The eight-day fusee movement which is contained under the pediment drives three dials for seconds, minutes and hours.
The timekeeping is controlled by a steel ball following a fifteen second zig-zag track on a tilting table. When it reaches the end, it operates a trip lever which inverts the table and reverses the motion of the ball. Hence the angle of tilt governs the speed of the ball’s travel across the table.
At each point of the track there is a corresponding number showing in a row suspended above it – As the lever at either end of the table is activated, so the numbers showing along this line increase; first 1-15, next 16-30, then 31-45, and 46-00.
The tilting table is contained within an architectural brass case. The pediment houses the fusee clock movement below a pitched roof, over three silvered dials for hours, minutes, and quarter-minutes. It rests on Corinthian corner pillars and is raised on a stepped base applied with a plaque signed Thwaites and Reed.

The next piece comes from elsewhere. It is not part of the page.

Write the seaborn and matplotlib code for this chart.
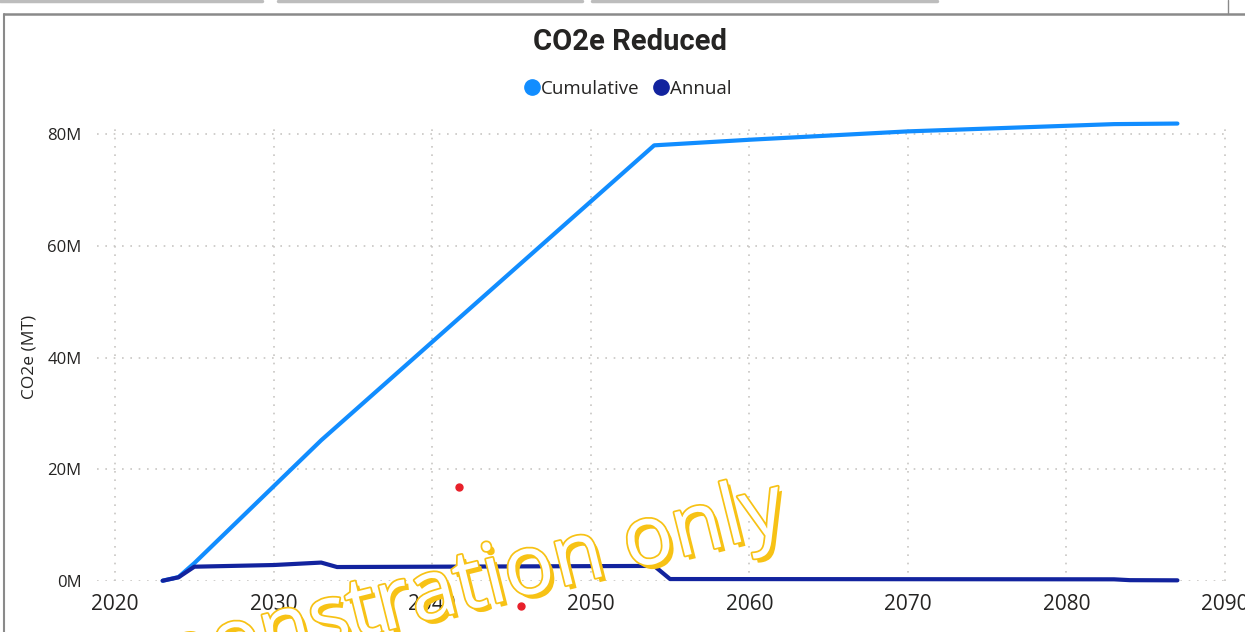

The ebonised wood plinth has adjustable feet and sits beneath a glass box, which replaces the plexiglass cover that the clock was originally sold with which had lost its translucency over time, as they tend to.
- Height: 43cm (17inches)
To be overhauled and guaranteed.
Price includes delivery within mainland UK.
It should be noted that these clocks are not great timekeepers, but they do have enormous aesthetic appeal.